Because the rest of the world has no say in our tax policy.
 
#32
#32
That's the rationale, or the reason? I get that it's the reason. But if that's the rationale of the bleeding hearts then they are just a bunch of selfish, fraudulent crybabies.
 
#33
#33
It's not like rich people are swimming in money like scrooge mcduck. They are investing it. Those nice apartment complexes, the clean Publix shopping centers or the nice office buildings you work in don't get built on their own. Even if all their money is in cash at a bank, that bank is using that money and loaning it out to a home buyer or someone starting a business

It comes down to who do you want to control the money, private vs government
 
#34
#34
1) Data three years old.

2) Why are they paying more taxes? What tax rate went up between 2007 and 2009?
 
#35
#35
Oh, and I love the correction:

CORRECTION: An earlier version of this story misstated the top one percent earners' share of the country's total income as 26.7 in 2007 and 22.3 in 2009. In fact, the One Percent made 16.7 of the national income in 2007 and 11.5 in 2009.

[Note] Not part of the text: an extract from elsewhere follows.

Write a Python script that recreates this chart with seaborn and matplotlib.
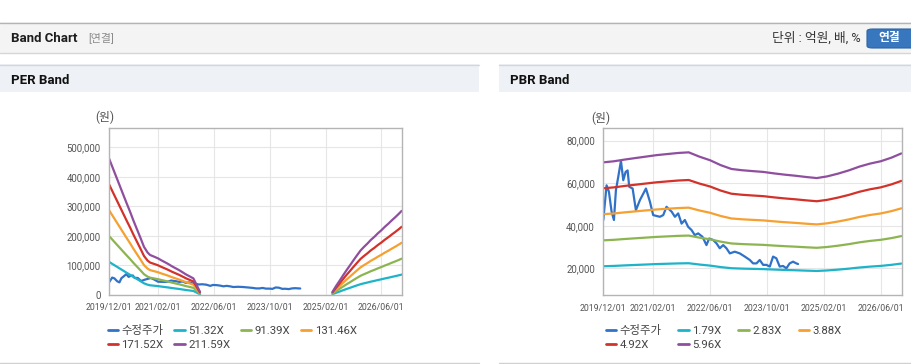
import matplotlib
matplotlib.use("Agg")
import matplotlib.pyplot as plt
import matplotlib.dates as mdates
from matplotlib.patches import Rectangle, FancyBboxPatch
from matplotlib.lines import Line2D
from matplotlib.ticker import FuncFormatter
import pandas as pd
import seaborn as sns

W, H = 912, 364

# Adjusted share price (won), shared by both charts
price_dates = ['2019-12-01', '2019-12-29', '2020-01-18', '2020-02-10', '2020-03-01', '2020-03-18',
               '2020-04-07', '2020-04-30', '2020-05-20', '2020-06-09', '2020-06-26', '2020-07-10',
               '2020-08-08', '2020-09-05', '2020-10-09', '2020-11-30', '2021-01-03', '2021-01-31',
               '2021-03-29', '2021-04-27', '2021-05-25', '2021-07-08', '2021-08-05', '2021-09-02',
               '2021-10-01', '2021-10-29', '2021-11-26', '2021-12-25', '2022-01-22', '2022-02-20',
               '2022-03-29', '2022-05-02', '2022-05-25', '2022-06-28', '2022-07-27', '2022-08-24',
               '2022-09-22', '2022-10-20', '2022-11-18', '2022-12-30', '2023-02-11', '2023-03-26',
               '2023-05-08', '2023-06-05', '2023-07-04', '2023-08-01', '2023-08-30', '2023-09-27',
               '2023-10-26', '2023-11-23', '2023-12-21', '2024-01-19', '2024-02-16', '2024-03-16',
               '2024-04-13', '2024-05-12', '2024-06-09', '2024-06-24']
price = [42700, 59000, 56000, 46600, 42700, 56700, 63000, 70500, 61400, 65300,
         66000, 58300, 57500, 47300, 52000, 57500, 51300, 45000, 44200, 45000,
         48900, 46600, 44200, 45800, 41000, 42700, 39500, 38000, 35600, 36400,
         34800, 30900, 34000, 33300, 31700, 29400, 30900, 29400, 27000, 27800,
         27000, 25500, 23900, 22300, 22300, 23900, 21600, 21600, 20800, 25500,
         24700, 20800, 21100, 20000, 22300, 23100, 22300, 22000]

# EPS (won) behind the PER band, two separate stretches
eps_dates_a = ['2019-12-01', '2020-01-01', '2020-02-01', '2020-03-01', '2020-04-01', '2020-05-01',
               '2020-06-01', '2020-07-01', '2020-08-01', '2020-09-01', '2020-10-01', '2020-11-01',
               '2020-11-23', '2021-01-01', '2021-02-01', '2021-03-01', '2021-04-01', '2021-05-01',
               '2021-06-01', '2021-07-01', '2021-08-01', '2021-09-01', '2021-10-01', '2021-11-01',
               '2021-12-06', '2022-02-01']
eps_a = [2185, 2040, 1895, 1760, 1615, 1475, 1335, 1190, 1050, 910, 770, 680,
         640, 610, 585, 555, 525, 495, 460, 430, 400, 365, 330, 300,
         265, 50]
eps_dates_b = ['2025-04-01', '2025-05-01', '2025-06-01', '2025-07-01', '2025-08-01', '2025-09-01',
               '2025-10-01', '2025-11-01', '2025-12-01', '2026-01-01', '2026-02-01', '2026-03-01',
               '2026-04-01', '2026-05-01', '2026-06-01', '2026-07-01', '2026-08-01', '2026-09-01',
               '2026-10-01', '2026-11-01', '2026-11-25']
eps_b = [50, 140, 225, 310, 395, 475, 555, 635, 710, 770, 825, 880,
         930, 985, 1035, 1090, 1140, 1195, 1245, 1300, 1345]
per_multiples = [51.32, 91.39, 131.46, 171.52, 211.59]

# BPS (won) behind the PBR band
bps_dates = ['2019-12-01', '2020-03-01', '2020-06-01', '2020-09-01', '2020-12-01', '2021-03-01',
             '2021-06-01', '2021-09-01', '2021-12-01', '2022-03-01', '2022-06-01', '2022-09-01',
             '2022-12-01', '2023-03-01', '2023-06-01', '2023-09-01', '2023-12-01', '2024-03-01',
             '2024-06-01', '2024-09-01', '2024-12-01', '2025-03-01', '2025-06-01', '2025-09-01',
             '2025-12-01', '2026-03-01', '2026-06-01', '2026-09-01', '2026-11-25']
bps = [11710, 11795, 11930, 12050, 12165, 12280, 12365, 12450, 12500, 12165, 11880, 11490,
       11190, 11090, 11020, 10955, 10840, 10740, 10655, 10555, 10470, 10605, 10820, 11075,
       11375, 11610, 11795, 12080, 12415]
pbr_multiples = [1.79, 2.83, 3.88, 4.92, 5.96]

band_colors = ['#1db3c9', '#8cb551', '#f5a030', '#d2322a', '#8f4f9e']
price_color = '#3172c9'
x_ticks = ['2019-12-01', '2021-02-01', '2022-06-01', '2023-10-01', '2025-02-01', '2026-06-01']


def build_frame(segments, multiples):
    rows = []
    for i, (dates, base) in enumerate(segments):
        for m in multiples:
            name = f"{m:.2f}X"
            for d, b in zip(dates, base):
                rows.append((pd.Timestamp(d), b * m, name, f"{name}-{i}"))
    for d, p in zip(price_dates, price):
        rows.append((pd.Timestamp(d), p, '수정주가', 'price'))
    return pd.DataFrame(rows, columns=['date', 'value', 'series', 'unit'])


sns.set_style("white")
plt.rcParams['font.family'] = ['Roboto', 'Noto Sans CJK KR', 'DejaVu Sans']

fig = plt.figure(figsize=(W / 100, H / 100), dpi=100, facecolor='white')


def px_rect(x0, y0, x1, y1, **kw):
    fig.add_artist(Rectangle((x0 / W, 1 - y1 / H), (x1 - x0) / W, (y1 - y0) / H,
                             transform=fig.transFigure, **kw))


def px_line(x0, x1, y, color):
    fig.add_artist(Line2D([x0 / W, x1 / W], [1 - y / H, 1 - y / H], transform=fig.transFigure,
                          color=color, lw=1))


def px_text(x, y, s, **kw):
    fig.text(x / W, 1 - y / H, s, va='center', **kw)


# page header
px_rect(0, 22, 912, 53, fc='#f4f4f4', ec='none')
px_line(0, 912, 22.5, '#b4b4b4')
px_line(0, 912, 53, '#d6d6d6')
px_text(11, 38, 'Band Chart', fontsize=9.5, fontweight='bold', color='#1e1e1e')
px_text(88, 38, '[연결]', fontsize=7.8, color='#8a8a8a')
px_text(861, 38.5, '단위 : 억원, 배, %', fontsize=9.2, color='#333333', ha='right')
fig.add_artist(FancyBboxPatch((867 / W, 1 - 48 / H), 50 / W, 19 / H,
                              boxstyle='round,pad=0,rounding_size=0.006',
                              transform=fig.transFigure, fc='#3877bd', ec='#2d64a3', lw=0.8))
px_text(889, 38, '연결', fontsize=8.5, fontweight='bold', color='white', ha='center')

# panel frames
for x0, x1, title in [(0, 479, 'PER Band'), (499, 912, 'PBR Band')]:
    px_rect(x0, 64, x1, 92, fc='#eef2f7', ec='none')
    px_line(x0, x1, 64.5, '#d6d6d6')
    px_line(x0, x1, 362.5, '#d0d0d0')
    px_text(x0 + 11, 80, title, fontsize=9.5, fontweight='bold', color='#111111')

panels = [
    dict(rect=[109 / W, 69 / H, 293 / W, 167 / H],
         df=build_frame([(eps_dates_a, eps_a), (eps_dates_b, eps_b)], per_multiples),
         multiples=per_multiples, ylim=(0, 565000), yticks=range(0, 500001, 100000),
         unit_xy=(105, 117), leg_x=-0.004, colspace=0.95),
    dict(rect=[603.3 / W, 68.7 / H, 298.4 / W, 167 / H],
         df=build_frame([(bps_dates, bps)], pbr_multiples),
         multiples=pbr_multiples, ylim=(7300, 85800), yticks=range(20000, 80001, 20000),
         unit_xy=(601, 118), leg_x=0.008, colspace=1.5),
]

for p in panels:
    ax = fig.add_axes(p['rect'])
    order = ['수정주가'] + [f"{m:.2f}X" for m in p['multiples']]
    palette = dict(zip(order, [price_color] + band_colors))
    sns.lineplot(data=p['df'], x='date', y='value', hue='series', hue_order=order,
                 palette=palette, units='unit', estimator=None, lw=1.6, ax=ax)

    ax.set_xlim(pd.Timestamp('2019-12-01'), pd.Timestamp('2026-11-28'))
    ax.set_ylim(*p['ylim'])
    ax.set_xticks([pd.Timestamp(d) for d in x_ticks])
    ax.xaxis.set_major_formatter(mdates.DateFormatter('%Y/%m/%d'))
    ax.set_yticks(list(p['yticks']))
    ax.yaxis.set_major_formatter(FuncFormatter(lambda v, pos: f"{v:,.0f}"))
    ax.set_xlabel('')
    ax.set_ylabel('')
    ax.grid(True, color='#e6e6e6', lw=0.8)
    ax.set_axisbelow(True)
    for s in ax.spines.values():
        s.set_color('#b4b4b4')
        s.set_linewidth(1)
    ax.tick_params(axis='both', length=4, width=0.8, color='#b4b4b4',
                   labelcolor='#555555', pad=2)
    ax.tick_params(axis='x', labelsize=6.3)
    ax.tick_params(axis='y', labelsize=6.9)

    px_text(p['unit_xy'][0], p['unit_xy'][1], '(원)', fontsize=8.5, color='#555555', ha='center')

    # legend laid out row by row: 4 on the first line, 2 on the second
    old = ax.get_legend()
    handles = old.legend_handles
    labels = [t.get_text() for t in old.get_texts()]
    old.remove()
    for h in handles:
        h.set_linewidth(2)
    idx = [0, 4, 1, 5, 2, 3]
    ax.legend([handles[i] for i in idx], [labels[i] for i in idx], loc='upper left',
              bbox_to_anchor=(p['leg_x'], -0.18), ncol=4, frameon=False, fontsize=8.2,
              handlelength=0.9, handletextpad=0.3, columnspacing=p['colspace'],
              labelspacing=0.35, labelcolor='#444444', borderaxespad=0, borderpad=0)

fig.savefig('out.png', dpi=100, facecolor='white')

Oops, only 40% off on the first try.

Yeah, looks like that was a carefully thought-out and researched article.
 
#36
#36
And I want everyone to be treated equally under the law as well. As I told a poster in another thread, I'm actually opposed to a graduated income tax. I think everyone should pay an equal amount, percentage wise. However, I just don't get why so many posters on here are always rushing to the defense of the super wealthy. I can understand why you might want to defend the small business owner but not necessarily the super wealthy. They're not going to be hurting no matter what in most cases.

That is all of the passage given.